On the other hand, a Perdue reelection victory could key a Republican rebound in Georgia from 2018, Swint said.
Georgia also will play a large role in which party controls the Senate next year. Besides the Perdue-Ossoff race, a second Georgia Senate seat will be up for grabs Nov. 3, with 21 candidates on the ballot in what is essentially a special election to replace retired GOP Sen. Johnny Isakson.
Like the closely contested presidential contest, it might take weeks to decide the two Georgia Senate elections. It’s practically a given that the special election will forced into an early January runoff between the top two vote-getters, given the number of candidates.
Bullock said if Libertarian candidate Shane Hazel can siphon off at least 3% of the vote in the Perdue-Ossoff race, it could deny an outright majority to Perdue or Ossoff on Election Day. That would require a second Senate runoff.
“We may not know which party controls the Senate until January,” Bullock said.
ISSUES BOX
In their own words, here is how David Perdue and Jon Ossoff stand on some key issues:
On President Donald Trump’s handling of the coronavirus pandemic:
DAVID PERDUE: “Early on, he shut down travel from infected areas and quarantined people coming back into the country. He started a task force to work on PPE and testing.”

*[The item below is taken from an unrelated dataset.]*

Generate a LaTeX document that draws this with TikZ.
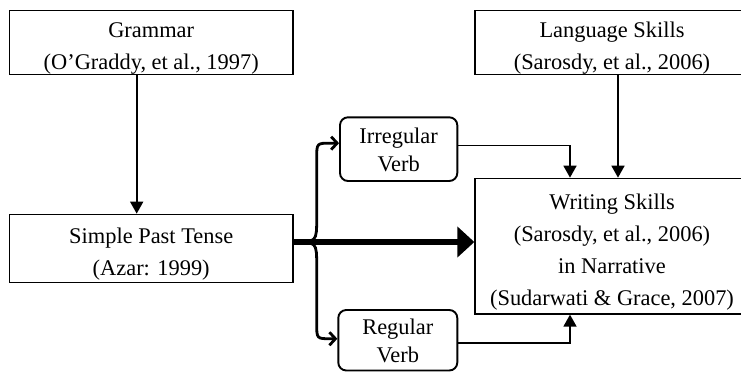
\documentclass[tikz,border=0pt]{standalone}
\usepackage{fontspec}
\setmainfont{Liberation Serif}
\usetikzlibrary{arrows.meta,calc}
\newcommand{\Lb}{\rule[-5pt]{0pt}{32pt}}
\newcommand{\Ls}{\rule[-5.5pt]{0pt}{28pt}}
\begin{document}
\begin{tikzpicture}[x=1pt,y=-1pt,
 box/.style={draw, line width=1.3pt, inner sep=0pt, align=center, font=\fontsize{22.4}{32}\selectfont},
 rbox/.style={draw, line width=1.9pt, rounded corners=8pt, inner sep=0pt, align=center, font=\fontsize{22.4}{28}\selectfont},
 conn/.style={line width=1.7pt, -{Triangle[length=12pt,width=13pt]}},
 branch/.style={line width=2.8pt, -{Straight Barb[length=6pt,width=13pt]}},
 bigarrow/.style={line width=5.5pt, -{Triangle[length=17pt,width=30pt]}}
]
\useasboundingbox (0,0) rectangle (741,372);
\clip (0,0) rectangle (741,372);
\node[box, minimum width=283.7pt, minimum height=62.5pt] (gr) at (151.2,42.2) {\Lb Grammar\\\Lb (O’Graddy, et al., 1997)};
\node[box, minimum width=274pt, minimum height=62.5pt] (la) at (612,42.2) {\Lb Language Skills\\\Lb (Sarosdy, et al., 2006)};
\node[box, minimum width=283.7pt, minimum height=68pt] (sp) at (151.2,248.3) {\Lb Simple Past Tense\\\Lb (Azar: 1999)};
\node[box, minimum width=274pt, minimum height=135.7pt] (wr) at (612,246.15) {\Lb Writing Skills\\\Lb (Sarosdy, et al., 2006)\\\Lb in Narrative\\\Lb (Sudarwati \& Grace, 2007)};
\node[rbox, minimum width=117.3pt, minimum height=63.7pt] (ir) at (398.65,149.15) {\Ls Irregular\\\Ls Verb};
\node[rbox, minimum width=119pt, minimum height=60.5pt] (rg) at (397.8,340.25) {\Ls Regular\\\Ls Verb};
\draw[conn] ([xshift=-14.5pt]gr.south) -- ([xshift=-14.5pt]sp.north);
\draw[conn] ([xshift=6pt]la.south) -- ([xshift=6pt]wr.north);
\draw[conn] ([yshift=3.6pt]ir.east) -| ([xshift=-42pt]wr.north);
\draw[conn] ([yshift=-3pt]rg.east) -| ([xshift=-42pt]wr.south);
\coordinate (j) at ([yshift=6.3pt]sp.east);
\coordinate (iw) at ([yshift=6pt]ir.west);
\coordinate (rw) at ([yshift=1.5pt]rg.west);
\draw[bigarrow] (j) -- (j -| wr.west);
\draw[branch] (j) .. controls ($(j)+(23,0)$) .. ($(j)+(23,-24)$) -- ($(j |- iw)+(23,15)$) .. controls ($(j |- iw)+(23,0)$) .. ($(j |- iw)+(37,0)$) -- (iw);
\draw[branch] (j) .. controls ($(j)+(23,0)$) .. ($(j)+(23,24)$) -- ($(j |- rw)+(23,-15)$) .. controls ($(j |- rw)+(23,0)$) .. ($(j |- rw)+(37,0)$) -- (rw);
\end{tikzpicture}
\end{document}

JON OSSOFF: “The Trump administration’s response to the pandemic has been a total failure. They lied about the scope of it to the public, sidelined public health experts and allowed the virus to spread.”
On the congressional response to the pandemic’s economic impact:
JON OSSOFF: “Too little, too slow”
DAVID PERDUE: “We did what we had to do to try and maintain the relationship between the employer and employee.”
On the need for policing reform following the deaths of Black Americans at the hands of white police officers:
DAVID PERDUE: “We have to make sure we maintain law and order.”
JON OSSOFF: “We need to end racial profiling and police brutality.”
On health insurance:
JON OSSOFF: “We should strengthen and build upon the Affordable Care Act. Folks should be able to buy into a public option if they want to.”
DAVID PERDUE: “Every consumer of health insurance should be afforded the same benefits.”
On immigration:
DAVID PERDUE: “We have to secure our borders and at the same time have a balanced immigration system that allows us to import the right workers to grow our economy.”
JON OSSOFF: “ We need to secure our borders, put American workers first and live up to our values as Americans committed to human rights. … We need border security, not cruelty.”